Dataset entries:
'''

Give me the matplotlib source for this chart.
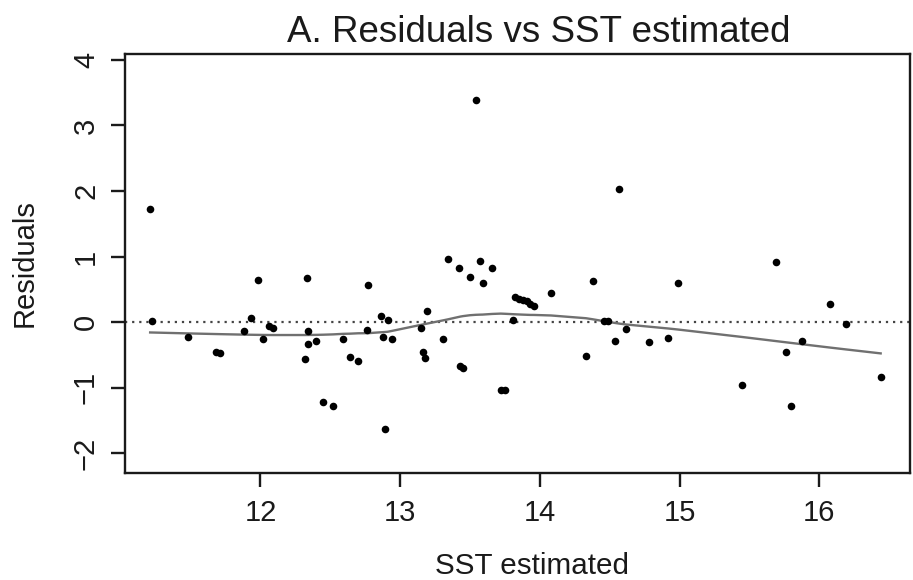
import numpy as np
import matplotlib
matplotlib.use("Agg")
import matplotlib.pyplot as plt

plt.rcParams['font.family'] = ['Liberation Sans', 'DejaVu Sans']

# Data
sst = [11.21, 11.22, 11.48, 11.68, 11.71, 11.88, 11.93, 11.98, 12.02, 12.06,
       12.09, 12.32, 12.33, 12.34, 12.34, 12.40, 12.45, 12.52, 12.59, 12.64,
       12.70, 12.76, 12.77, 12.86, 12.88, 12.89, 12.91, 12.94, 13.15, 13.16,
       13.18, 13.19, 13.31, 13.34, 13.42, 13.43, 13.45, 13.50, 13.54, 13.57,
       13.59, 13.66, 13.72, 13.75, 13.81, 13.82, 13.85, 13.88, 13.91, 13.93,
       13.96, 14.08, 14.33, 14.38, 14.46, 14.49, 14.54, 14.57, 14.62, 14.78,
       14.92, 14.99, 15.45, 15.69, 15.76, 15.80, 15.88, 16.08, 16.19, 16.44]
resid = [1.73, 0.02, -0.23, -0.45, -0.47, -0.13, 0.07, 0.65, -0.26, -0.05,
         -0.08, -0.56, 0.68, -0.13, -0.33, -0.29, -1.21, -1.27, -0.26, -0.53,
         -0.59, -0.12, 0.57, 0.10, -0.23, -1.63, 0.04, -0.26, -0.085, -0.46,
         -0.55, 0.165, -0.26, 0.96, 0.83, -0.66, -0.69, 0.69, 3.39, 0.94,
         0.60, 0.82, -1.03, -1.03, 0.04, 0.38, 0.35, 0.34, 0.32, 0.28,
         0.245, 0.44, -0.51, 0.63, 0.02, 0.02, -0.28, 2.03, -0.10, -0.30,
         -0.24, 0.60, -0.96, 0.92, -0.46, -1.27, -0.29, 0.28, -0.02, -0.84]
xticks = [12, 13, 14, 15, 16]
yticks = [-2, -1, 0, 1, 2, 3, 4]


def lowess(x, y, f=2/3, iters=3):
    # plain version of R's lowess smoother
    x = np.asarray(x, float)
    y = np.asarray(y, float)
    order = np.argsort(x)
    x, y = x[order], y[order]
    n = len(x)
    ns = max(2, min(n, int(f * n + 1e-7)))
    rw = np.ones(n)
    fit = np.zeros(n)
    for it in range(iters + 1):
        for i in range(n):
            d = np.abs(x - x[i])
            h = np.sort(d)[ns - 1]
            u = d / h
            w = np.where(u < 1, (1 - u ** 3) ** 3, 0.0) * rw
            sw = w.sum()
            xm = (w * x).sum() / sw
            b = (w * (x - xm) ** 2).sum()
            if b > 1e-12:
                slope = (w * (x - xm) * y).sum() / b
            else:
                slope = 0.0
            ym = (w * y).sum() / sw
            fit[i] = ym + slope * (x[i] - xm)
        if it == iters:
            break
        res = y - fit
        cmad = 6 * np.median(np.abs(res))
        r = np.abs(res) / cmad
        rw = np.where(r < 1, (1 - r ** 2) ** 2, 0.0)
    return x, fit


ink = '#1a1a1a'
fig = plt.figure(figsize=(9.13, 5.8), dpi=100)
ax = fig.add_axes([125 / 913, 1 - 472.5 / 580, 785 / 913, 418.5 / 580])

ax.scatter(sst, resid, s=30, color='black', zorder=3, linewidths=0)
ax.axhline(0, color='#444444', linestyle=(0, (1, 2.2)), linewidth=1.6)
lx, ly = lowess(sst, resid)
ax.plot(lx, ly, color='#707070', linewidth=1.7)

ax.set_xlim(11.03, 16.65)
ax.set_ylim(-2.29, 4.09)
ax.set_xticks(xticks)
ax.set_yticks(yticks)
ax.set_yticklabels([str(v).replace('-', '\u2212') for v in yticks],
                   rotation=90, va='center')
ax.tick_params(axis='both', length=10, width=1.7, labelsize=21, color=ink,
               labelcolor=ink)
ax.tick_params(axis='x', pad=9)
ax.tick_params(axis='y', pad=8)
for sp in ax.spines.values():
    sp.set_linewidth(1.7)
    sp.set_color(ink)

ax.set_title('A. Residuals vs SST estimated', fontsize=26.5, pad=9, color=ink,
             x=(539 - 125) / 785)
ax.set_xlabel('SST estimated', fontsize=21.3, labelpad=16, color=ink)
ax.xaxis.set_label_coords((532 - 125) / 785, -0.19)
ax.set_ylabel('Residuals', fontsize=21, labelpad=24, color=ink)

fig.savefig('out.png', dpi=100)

'''
'''

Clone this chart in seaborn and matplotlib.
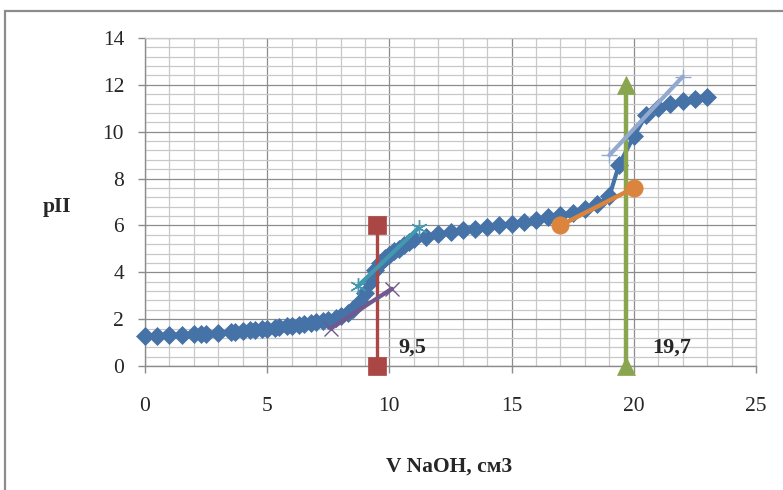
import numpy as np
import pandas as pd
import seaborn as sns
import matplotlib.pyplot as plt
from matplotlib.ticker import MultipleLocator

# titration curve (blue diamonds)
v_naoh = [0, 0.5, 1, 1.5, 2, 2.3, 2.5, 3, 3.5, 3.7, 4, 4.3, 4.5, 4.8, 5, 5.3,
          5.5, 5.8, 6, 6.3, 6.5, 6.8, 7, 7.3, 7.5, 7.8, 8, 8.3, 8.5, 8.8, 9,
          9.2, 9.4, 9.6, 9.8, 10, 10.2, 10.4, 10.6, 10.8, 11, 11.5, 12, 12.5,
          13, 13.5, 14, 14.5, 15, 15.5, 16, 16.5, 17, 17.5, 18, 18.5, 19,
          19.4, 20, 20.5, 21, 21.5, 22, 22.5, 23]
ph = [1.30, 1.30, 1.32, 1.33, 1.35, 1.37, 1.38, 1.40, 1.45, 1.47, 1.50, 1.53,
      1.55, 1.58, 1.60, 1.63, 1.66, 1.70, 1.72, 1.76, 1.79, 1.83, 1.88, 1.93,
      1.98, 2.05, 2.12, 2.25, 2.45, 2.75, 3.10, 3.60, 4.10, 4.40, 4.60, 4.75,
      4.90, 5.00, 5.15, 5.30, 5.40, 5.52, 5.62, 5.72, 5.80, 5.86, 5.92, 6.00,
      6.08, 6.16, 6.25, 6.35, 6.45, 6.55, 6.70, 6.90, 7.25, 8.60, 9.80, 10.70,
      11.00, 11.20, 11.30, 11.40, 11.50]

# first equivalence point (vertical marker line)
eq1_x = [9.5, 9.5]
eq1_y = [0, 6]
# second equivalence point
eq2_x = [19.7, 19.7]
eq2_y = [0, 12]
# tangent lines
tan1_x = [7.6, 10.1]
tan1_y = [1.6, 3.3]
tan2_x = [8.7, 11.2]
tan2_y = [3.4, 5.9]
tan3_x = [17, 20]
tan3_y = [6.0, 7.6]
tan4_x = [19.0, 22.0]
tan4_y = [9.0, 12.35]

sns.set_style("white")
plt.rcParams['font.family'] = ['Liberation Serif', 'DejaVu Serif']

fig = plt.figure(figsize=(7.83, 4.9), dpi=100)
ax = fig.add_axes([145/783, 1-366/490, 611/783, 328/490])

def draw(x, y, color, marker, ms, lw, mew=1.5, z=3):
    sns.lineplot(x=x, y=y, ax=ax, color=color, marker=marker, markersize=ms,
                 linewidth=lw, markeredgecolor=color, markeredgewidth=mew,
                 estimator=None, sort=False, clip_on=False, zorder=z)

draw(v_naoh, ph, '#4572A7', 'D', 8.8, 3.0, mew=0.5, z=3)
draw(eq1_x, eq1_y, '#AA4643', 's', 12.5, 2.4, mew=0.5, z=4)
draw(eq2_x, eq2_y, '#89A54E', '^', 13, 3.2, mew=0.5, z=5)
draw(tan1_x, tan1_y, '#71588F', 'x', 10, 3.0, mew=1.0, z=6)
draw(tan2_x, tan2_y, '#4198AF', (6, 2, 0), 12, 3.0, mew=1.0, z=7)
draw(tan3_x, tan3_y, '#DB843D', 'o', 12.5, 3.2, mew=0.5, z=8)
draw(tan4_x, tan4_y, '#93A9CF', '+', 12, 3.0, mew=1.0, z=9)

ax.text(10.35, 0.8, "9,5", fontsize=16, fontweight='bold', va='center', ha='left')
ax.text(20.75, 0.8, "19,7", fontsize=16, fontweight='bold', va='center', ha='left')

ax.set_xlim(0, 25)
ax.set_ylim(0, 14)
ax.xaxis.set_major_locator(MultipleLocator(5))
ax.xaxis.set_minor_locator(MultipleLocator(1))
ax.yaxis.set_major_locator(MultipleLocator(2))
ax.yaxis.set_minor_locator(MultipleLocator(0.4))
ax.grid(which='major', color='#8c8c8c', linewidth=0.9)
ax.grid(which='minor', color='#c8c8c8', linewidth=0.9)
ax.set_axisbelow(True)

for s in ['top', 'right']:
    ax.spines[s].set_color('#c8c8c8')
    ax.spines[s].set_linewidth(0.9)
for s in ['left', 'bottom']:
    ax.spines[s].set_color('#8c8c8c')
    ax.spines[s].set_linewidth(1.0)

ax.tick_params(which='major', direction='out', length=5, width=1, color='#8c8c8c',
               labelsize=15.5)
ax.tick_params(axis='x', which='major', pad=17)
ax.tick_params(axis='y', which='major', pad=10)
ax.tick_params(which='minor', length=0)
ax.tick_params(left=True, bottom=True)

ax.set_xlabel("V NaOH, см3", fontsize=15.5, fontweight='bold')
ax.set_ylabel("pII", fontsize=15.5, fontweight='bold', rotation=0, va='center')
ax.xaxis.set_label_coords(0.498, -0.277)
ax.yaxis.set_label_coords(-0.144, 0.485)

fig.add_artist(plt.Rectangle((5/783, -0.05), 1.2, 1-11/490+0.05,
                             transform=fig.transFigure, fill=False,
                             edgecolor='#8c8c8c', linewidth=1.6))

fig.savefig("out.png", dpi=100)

'''
'''

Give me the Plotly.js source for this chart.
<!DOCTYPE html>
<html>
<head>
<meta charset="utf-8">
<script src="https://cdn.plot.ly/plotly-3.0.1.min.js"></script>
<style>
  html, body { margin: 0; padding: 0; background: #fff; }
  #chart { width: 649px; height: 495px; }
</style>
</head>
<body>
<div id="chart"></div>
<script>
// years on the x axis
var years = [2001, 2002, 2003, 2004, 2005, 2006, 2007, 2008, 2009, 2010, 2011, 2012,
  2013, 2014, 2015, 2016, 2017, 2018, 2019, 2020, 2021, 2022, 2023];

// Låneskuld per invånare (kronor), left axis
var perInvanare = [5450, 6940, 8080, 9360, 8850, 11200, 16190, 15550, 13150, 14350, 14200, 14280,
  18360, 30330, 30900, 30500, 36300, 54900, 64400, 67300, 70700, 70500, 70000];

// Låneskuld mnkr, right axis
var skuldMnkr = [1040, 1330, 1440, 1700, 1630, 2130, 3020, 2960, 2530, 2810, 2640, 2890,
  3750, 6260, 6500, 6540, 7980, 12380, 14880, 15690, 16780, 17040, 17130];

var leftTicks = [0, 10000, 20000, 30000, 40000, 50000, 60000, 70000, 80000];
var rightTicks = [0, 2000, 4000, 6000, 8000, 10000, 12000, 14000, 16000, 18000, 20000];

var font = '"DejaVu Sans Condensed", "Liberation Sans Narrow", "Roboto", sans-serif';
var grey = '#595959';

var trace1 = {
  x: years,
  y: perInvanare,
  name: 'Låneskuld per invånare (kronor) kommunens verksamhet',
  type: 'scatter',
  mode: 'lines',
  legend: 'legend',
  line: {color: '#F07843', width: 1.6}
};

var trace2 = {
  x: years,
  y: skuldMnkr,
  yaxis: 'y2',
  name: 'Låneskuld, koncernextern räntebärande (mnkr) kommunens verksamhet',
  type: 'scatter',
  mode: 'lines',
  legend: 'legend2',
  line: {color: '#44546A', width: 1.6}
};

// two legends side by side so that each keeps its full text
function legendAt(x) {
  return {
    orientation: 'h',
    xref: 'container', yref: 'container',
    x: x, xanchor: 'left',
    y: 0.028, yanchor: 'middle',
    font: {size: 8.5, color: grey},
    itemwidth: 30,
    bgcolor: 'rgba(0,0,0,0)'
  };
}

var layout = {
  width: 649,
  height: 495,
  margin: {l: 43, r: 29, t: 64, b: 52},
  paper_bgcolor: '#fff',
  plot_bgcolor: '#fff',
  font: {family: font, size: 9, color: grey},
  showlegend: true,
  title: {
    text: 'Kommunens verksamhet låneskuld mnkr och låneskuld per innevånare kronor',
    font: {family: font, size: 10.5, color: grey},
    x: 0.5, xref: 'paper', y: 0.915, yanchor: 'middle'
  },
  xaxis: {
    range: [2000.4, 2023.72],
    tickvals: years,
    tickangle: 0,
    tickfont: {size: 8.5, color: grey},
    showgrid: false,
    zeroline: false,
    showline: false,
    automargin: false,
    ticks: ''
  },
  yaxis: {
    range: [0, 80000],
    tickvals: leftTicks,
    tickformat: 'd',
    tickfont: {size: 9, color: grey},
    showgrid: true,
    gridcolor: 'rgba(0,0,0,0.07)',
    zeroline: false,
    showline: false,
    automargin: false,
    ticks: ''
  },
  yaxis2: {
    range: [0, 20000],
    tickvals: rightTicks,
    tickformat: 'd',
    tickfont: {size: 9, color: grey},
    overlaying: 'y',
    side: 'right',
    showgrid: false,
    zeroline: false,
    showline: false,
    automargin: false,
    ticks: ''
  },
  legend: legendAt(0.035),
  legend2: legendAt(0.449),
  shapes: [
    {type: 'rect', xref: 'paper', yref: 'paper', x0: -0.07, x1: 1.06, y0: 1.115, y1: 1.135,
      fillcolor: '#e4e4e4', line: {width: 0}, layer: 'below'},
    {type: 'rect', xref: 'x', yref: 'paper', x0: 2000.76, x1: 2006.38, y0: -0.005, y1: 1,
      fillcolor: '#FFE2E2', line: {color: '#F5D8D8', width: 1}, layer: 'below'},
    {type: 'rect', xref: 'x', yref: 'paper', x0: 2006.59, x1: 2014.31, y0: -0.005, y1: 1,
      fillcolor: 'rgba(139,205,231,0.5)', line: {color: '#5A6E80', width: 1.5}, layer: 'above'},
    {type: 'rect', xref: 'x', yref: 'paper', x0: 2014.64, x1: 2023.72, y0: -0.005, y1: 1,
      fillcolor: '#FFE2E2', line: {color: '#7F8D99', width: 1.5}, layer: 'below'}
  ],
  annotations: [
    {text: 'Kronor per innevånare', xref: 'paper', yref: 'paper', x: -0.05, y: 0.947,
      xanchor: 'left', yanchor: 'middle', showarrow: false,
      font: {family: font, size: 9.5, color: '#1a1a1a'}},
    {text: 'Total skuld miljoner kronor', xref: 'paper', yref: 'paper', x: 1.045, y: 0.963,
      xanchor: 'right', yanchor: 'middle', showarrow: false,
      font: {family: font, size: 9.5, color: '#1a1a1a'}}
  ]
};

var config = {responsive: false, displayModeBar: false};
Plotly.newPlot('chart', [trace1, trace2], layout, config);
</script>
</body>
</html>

'''

Aim: Using the data above, print only the lines starting at the one with "Clone this chart in seaborn and matplotlib." and ending at the one with "from matplotlib.ticker import MultipleLocator", exactly as they stand, minus the pictures.

Task result:
Clone this chart in seaborn and matplotlib.
import numpy as np
import pandas as pd
import seaborn as sns
import matplotlib.pyplot as plt
from matplotlib.ticker import MultipleLocator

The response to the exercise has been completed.